My mother didn’t know who called, but the woman scared the hell out of her. “Your girl was arrested. The cops took her off to jail.” My father was at a meeting and she was without a car, so somebody came to get her. She didn’t say much about that except it was the most terrifying ride of her life.
The police brought my mother to the room where Natalie’s mother and I waited. Mom’s neck had red blotches and her voice trembled. Natalie’s mother said she would leave when my mother came, but she stayed.
The policeman asked my mother if I had permission to drive her car. She nodded.
“Did you know where your daughter was tonight?”
She looked at me. “You were supposed to be at the game.”
“I was, and then I drove the girls home.”
Mom nodded to the officer. “Yes, I knew she was doing that.”
Natalie's mother laughed.
The officer excused himself and left the room. I introduced my mother to Natalie’s mom. She described the whole scenario but didn’t tell mom I cried. She lied. “You’ve got a brave daughter here.” My mother smiled, but it was her polite smile. She was too angry to understand what Natalie's mom was saying.
The cop came back with my car keys and court date papers. "You can take her home."
Friends gave us a ride back to my car. They all had stories of first time arrests. They made the stories sound funny even though they weren't. We laughed, but my mother was horrified.
Alone in our car I said, “I can’t believe this happened. I wasn’t doing anything wrong.” She screamed, “Nothing wrong??!!! YOU DID NOTHING WRONG??? POLICE DON’T ARREST PEOPLE FOR NOTHING.” Her hands gripped the steering wheel. “Do you have any idea how humiliating this is? What will the neighbors think?” I turned away to hide my rolling eyes.
My father came home and listened to my mother’s ranting, and my defense. He read over the court order. The only charge was driving without a license. He was mad, but not at me. “All they had to do was look up the records.”

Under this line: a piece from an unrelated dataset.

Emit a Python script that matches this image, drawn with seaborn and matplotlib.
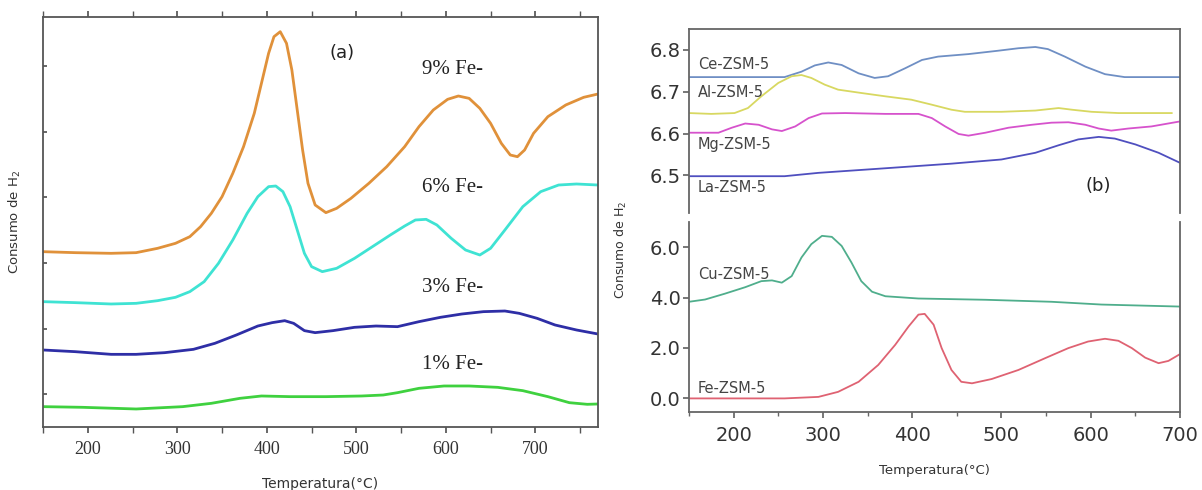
import numpy as np
import pandas as pd
import matplotlib
matplotlib.use("Agg")
import matplotlib.pyplot as plt
import seaborn as sns

# ---------------- Panel (a) data (arbitrary units) ----------------
a9_x = [150, 186, 226, 254, 278, 298, 314, 326, 338, 350, 362, 374, 386, 394, 402, 408, 415, 422, 428, 434, 440, 446, 454, 466, 478, 494, 514, 534, 554, 570, 586, 602, 614, 626, 638, 650, 662, 672, 680, 688, 698, 714, 734, 754, 770]
a9_y = [42.76, 42.52, 42.36, 42.52, 43.58, 44.80, 46.42, 48.86, 52.11, 56.18, 61.87, 68.37, 76.50, 83.82, 91.14, 95.20, 96.42, 93.58, 87.07, 77.32, 67.56, 59.43, 54.15, 52.28, 53.33, 55.77, 59.43, 63.50, 68.37, 73.25, 77.32, 79.92, 80.73, 80.16, 77.72, 74.07, 69.19, 66.34, 65.93, 67.56, 71.63, 75.69, 78.54, 80.41, 81.22]

a6_x = [150, 186, 226, 254, 278, 298, 314, 330, 346, 362, 378, 390, 402, 410, 418, 426, 434, 442, 450, 462, 478, 498, 518, 538, 554, 566, 578, 590, 606, 622, 638, 650, 666, 686, 706, 726, 746, 770]
a6_y = [30.57, 30.33, 30.00, 30.16, 30.81, 31.63, 33.01, 35.45, 39.92, 45.61, 52.11, 56.18, 58.62, 58.78, 57.40, 53.74, 48.05, 42.36, 39.11, 37.89, 38.70, 41.14, 43.98, 46.83, 49.02, 50.49, 50.65, 49.27, 46.02, 43.17, 41.95, 43.58, 48.05, 53.74, 57.40, 59.02, 59.27, 59.02]

a3_x = [150, 186, 226, 254, 286, 318, 342, 366, 390, 406, 420, 430, 442, 454, 474, 498, 522, 546, 570, 594, 618, 642, 666, 682, 702, 722, 746, 770]
a3_y = [18.78, 18.37, 17.72, 17.72, 18.13, 18.94, 20.41, 22.44, 24.63, 25.45, 25.93, 25.28, 23.50, 23.01, 23.50, 24.31, 24.63, 24.47, 25.69, 26.75, 27.56, 28.13, 28.29, 27.72, 26.50, 24.88, 23.66, 22.68]

a1_x = [150, 194, 254, 306, 338, 370, 394, 426, 466, 506, 530, 546, 570, 598, 626, 658, 686, 714, 738, 758, 770]
a1_y = [4.96, 4.80, 4.39, 4.96, 5.77, 6.99, 7.56, 7.40, 7.40, 7.56, 7.80, 8.37, 9.43, 10.00, 10.00, 9.67, 8.86, 7.40, 5.93, 5.53, 5.61]

a_labels = ["9% Fe-", "6% Fe-", "3% Fe-", "1% Fe-"]
a_label_y = [87.2, 58.4, 34.0, 15.3]

# ---------------- Panel (b) data ----------------
ce_x = [150, 257, 276, 291, 306, 321, 340, 358, 373, 392, 411, 429, 463, 496, 519, 538, 552, 571, 594, 616, 638, 700]
ce_y = [6.735, 6.735, 6.748, 6.763, 6.770, 6.764, 6.744, 6.733, 6.737, 6.756, 6.776, 6.784, 6.790, 6.798, 6.804, 6.807, 6.802, 6.784, 6.760, 6.742, 6.735, 6.735]

al_x = [150, 175, 201, 216, 231, 250, 265, 276, 287, 302, 317, 343, 370, 399, 422, 444, 459, 500, 538, 564, 579, 601, 631, 691]
al_y = [6.649, 6.647, 6.649, 6.661, 6.689, 6.721, 6.737, 6.740, 6.733, 6.717, 6.705, 6.697, 6.689, 6.681, 6.669, 6.657, 6.652, 6.652, 6.655, 6.661, 6.657, 6.652, 6.649, 6.649]

mg_x = [150, 183, 198, 213, 228, 243, 254, 269, 284, 299, 325, 370, 407, 422, 437, 452, 463, 482, 508, 534, 556, 575, 594, 609, 623, 642, 668, 700]
mg_y = [6.602, 6.602, 6.614, 6.624, 6.621, 6.610, 6.606, 6.617, 6.637, 6.648, 6.649, 6.647, 6.647, 6.637, 6.617, 6.599, 6.595, 6.602, 6.614, 6.621, 6.626, 6.627, 6.621, 6.612, 6.607, 6.612, 6.617, 6.629]

la_x = [150, 257, 295, 370, 444, 500, 538, 564, 586, 609, 627, 650, 676, 700]
la_y = [6.498, 6.498, 6.506, 6.517, 6.528, 6.538, 6.554, 6.572, 6.586, 6.592, 6.588, 6.574, 6.554, 6.530]

cu_x = [150, 168, 190, 213, 231, 243, 254, 265, 276, 287, 299, 310, 321, 332, 343, 355, 370, 407, 482, 556, 612, 700]
cu_y = [3.83, 3.92, 4.15, 4.41, 4.65, 4.68, 4.59, 4.85, 5.59, 6.12, 6.45, 6.41, 6.05, 5.39, 4.65, 4.23, 4.05, 3.96, 3.91, 3.83, 3.72, 3.64]

fe_x = [150, 257, 295, 317, 340, 362, 381, 396, 407, 414, 424, 433, 444, 455, 467, 489, 519, 549, 575, 597, 616, 631, 646, 661, 676, 687, 700]
fe_y = [-0.01, -0.01, 0.05, 0.25, 0.65, 1.32, 2.12, 2.85, 3.32, 3.35, 2.92, 1.99, 1.12, 0.65, 0.59, 0.76, 1.12, 1.59, 1.99, 2.25, 2.36, 2.28, 1.99, 1.61, 1.39, 1.48, 1.75]

b_upper_labels = ["Ce-ZSM-5", "Al-ZSM-5", "Mg-ZSM-5", "La-ZSM-5"]
b_upper_label_y = [6.766, 6.697, 6.574, 6.471]
b_lower_labels = ["Cu-ZSM-5", "Fe-ZSM-5"]
b_lower_label_y = [4.92, 0.39]

upper_ticks = [6.5, 6.6, 6.7, 6.8]
lower_ticks = [0.0, 2.0, 4.0, 6.0]
lower_tick_labels = ["0.0", "2.0", "4.0", "6.0"]
x_ticks_a = [200, 300, 400, 500, 600, 700]
x_ticks_b = [200, 300, 400, 500, 600, 700]

# ---------------- styling ----------------
sns.set_theme(style="ticks")
plt.rcParams["font.family"] = ["DejaVu Sans"]
plt.rcParams["lines.solid_joinstyle"] = "round"
plt.rcParams["lines.solid_capstyle"] = "round"
spine_c = "#555555"
text_c = "#333333"

fig = plt.figure(figsize=(12.02, 4.90), dpi=100)
ax_a = fig.add_axes([0.0358, 0.1286, 0.4617, 0.8367])
ax_bu = fig.add_axes([0.5732, 0.5653, 0.4085, 0.3755])
ax_bl = fig.add_axes([0.5732, 0.1592, 0.4085, 0.3877])

def df(x, y):
    return pd.DataFrame({"x": x, "y": y})

# Panel (a)
a_series = [(a9_x, a9_y, "#e0913a"), (a6_x, a6_y, "#3fe3d3"),
            (a3_x, a3_y, "#2e2ea6"), (a1_x, a1_y, "#3fd13f")]
for xs, ys, c in a_series:
    sns.lineplot(data=df(xs, ys), x="x", y="y", ax=ax_a, color=c, lw=2.0)
ax_a.set_xlim(150, 770)
ax_a.set_ylim(0, 100)
ax_a.set_xticks(x_ticks_a)
ax_a.set_xticks(np.arange(150, 771, 50), minor=True)
ax_a.set_xticklabels([str(t) for t in x_ticks_a], family="Liberation Serif", fontsize=13, color=text_c)
ax_a.set_yticks([8, 24, 40, 56, 72, 88])
ax_a.set_yticklabels([])
ax_a.tick_params(axis="x", which="both", direction="out", length=4, color=spine_c, top=True, pad=6)
ax_a.tick_params(axis="y", direction="in", length=3, color=spine_c)
ax_a.set_xlabel("Temperatura(°C)", fontsize=10, color=text_c, labelpad=14)
ax_a.set_ylabel("Consumo de H$_2$", fontsize=9.5, color=text_c, labelpad=11)
for s in ax_a.spines.values():
    s.set_color(spine_c)
    s.set_linewidth(1.3)
ax_a.text(484, 91.1, "(a)", fontsize=13, color="#222222", ha="center", va="center")
for lab, yy in zip(a_labels, a_label_y):
    ax_a.text(608, yy, lab, family="Liberation Serif", fontsize=15, color="#222222",
              ha="center", va="center")

# Panel (b) upper
b_up = [(ce_x, ce_y, "#6f8fc4"), (al_x, al_y, "#d8d861"),
        (mg_x, mg_y, "#d652cc"), (la_x, la_y, "#4f4fbf")]
for xs, ys, c in b_up:
    sns.lineplot(data=df(xs, ys), x="x", y="y", ax=ax_bu, color=c, lw=1.3)
ax_bu.set_xlim(150, 700)
ax_bu.set_ylim(6.41, 6.85)
ax_bu.set_yticks(upper_ticks)
ax_bu.set_yticklabels([f"{t:.1f}" for t in upper_ticks], fontsize=14, color=text_c)
ax_bu.set_xticks([])
ax_bu.spines["bottom"].set_visible(False)
ax_bu.set_xlabel("")
ax_bu.set_ylabel("")
for lab, yy in zip(b_upper_labels, b_upper_label_y):
    ax_bu.text(160, yy, lab, fontsize=10.5, color="#444444", ha="left", va="center")
ax_bu.text(608, 6.475, "(b)", fontsize=13, color="#222222", ha="center", va="center")

# Panel (b) lower
b_lo = [(cu_x, cu_y, "#4fae8c"), (fe_x, fe_y, "#df6272")]
for xs, ys, c in b_lo:
    sns.lineplot(data=df(xs, ys), x="x", y="y", ax=ax_bl, color=c, lw=1.3)
ax_bl.set_xlim(150, 700)
ax_bl.set_ylim(-0.55, 7.0)
ax_bl.set_yticks(lower_ticks)
ax_bl.set_yticklabels(lower_tick_labels, fontsize=14, color=text_c)
ax_bl.set_xticks(x_ticks_b)
ax_bl.set_xticks(np.arange(150, 701, 50), minor=True)
ax_bl.set_xticklabels([str(t) for t in x_ticks_b], fontsize=14, color=text_c)
ax_bl.spines["top"].set_visible(False)
ax_bl.set_xlabel("Temperatura(°C)", fontsize=9.5, color=text_c, labelpad=14)
ax_bl.set_ylabel("")
for lab, yy in zip(b_lower_labels, b_lower_label_y):
    ax_bl.text(160, yy, lab, fontsize=10.5, color="#444444", ha="left", va="center")

for ax in (ax_bu, ax_bl):
    for s in ax.spines.values():
        s.set_color("#666666")
        s.set_linewidth(1.3)
    ax.tick_params(axis="both", which="both", direction="out", length=4, color="#666666", pad=2)
    ax.tick_params(axis="x", which="minor", length=3)
ax_bl.tick_params(axis="x", which="major", pad=6)

fig.text(0.517, 0.49, "Consumo de H$_2$", rotation=90, fontsize=9, color=text_c,
         ha="center", va="center")

fig.savefig("out.png", dpi=100)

The next day at school kids expressed their outrage and ask when the court date was. They promised to be there. A black student activist said this was an opportunity to expose racist attitudes of the cops. Witnesses for me, could cite their own experiences. My parents hadn’t let me go South for the Freedom Rides, but I could do this.
That night at dinner my father said he called a judge who was a friend of a friend. “You had twenty-four hours to produce your license. The police over-reacted.”
“Good. In court we’re going to show how racist they are. They’ve done worse things to my friends.”
My father shook his head. “You’re not going to court. The Judge told them to drop the charges.” I acted upset, but felt relieved. As brave as I wanted to be, I was only courageous in my fantasies. Real life had not demanded it from me.
Telling my friends made me feel very white and privileged. They teased and I didn’t have a good come-back. “Will your Daddy to adopt us?” I apologized to the student activist, but he shrugged me off. “It’s not your problem.”
Thirty years later I came home and told my husband it was my lucky day. A cop pulled me over and said I was going 45 in a 30 mph zone, ran through a stop sign, and did not come to a complete stop at the light. "Can you believe it? He let me off with a warning!" My husband, who has been stopped numerous times for doing nothing but driving in his own brown skin, shook his head, “Honey, you’re not lucky. You’re white.”
I was embarrassed at my naivety and wanted to find the cop to demand he arrest me. That would have been dumb. My husband and I share income and bills. White privilege saved us both 300 bucks.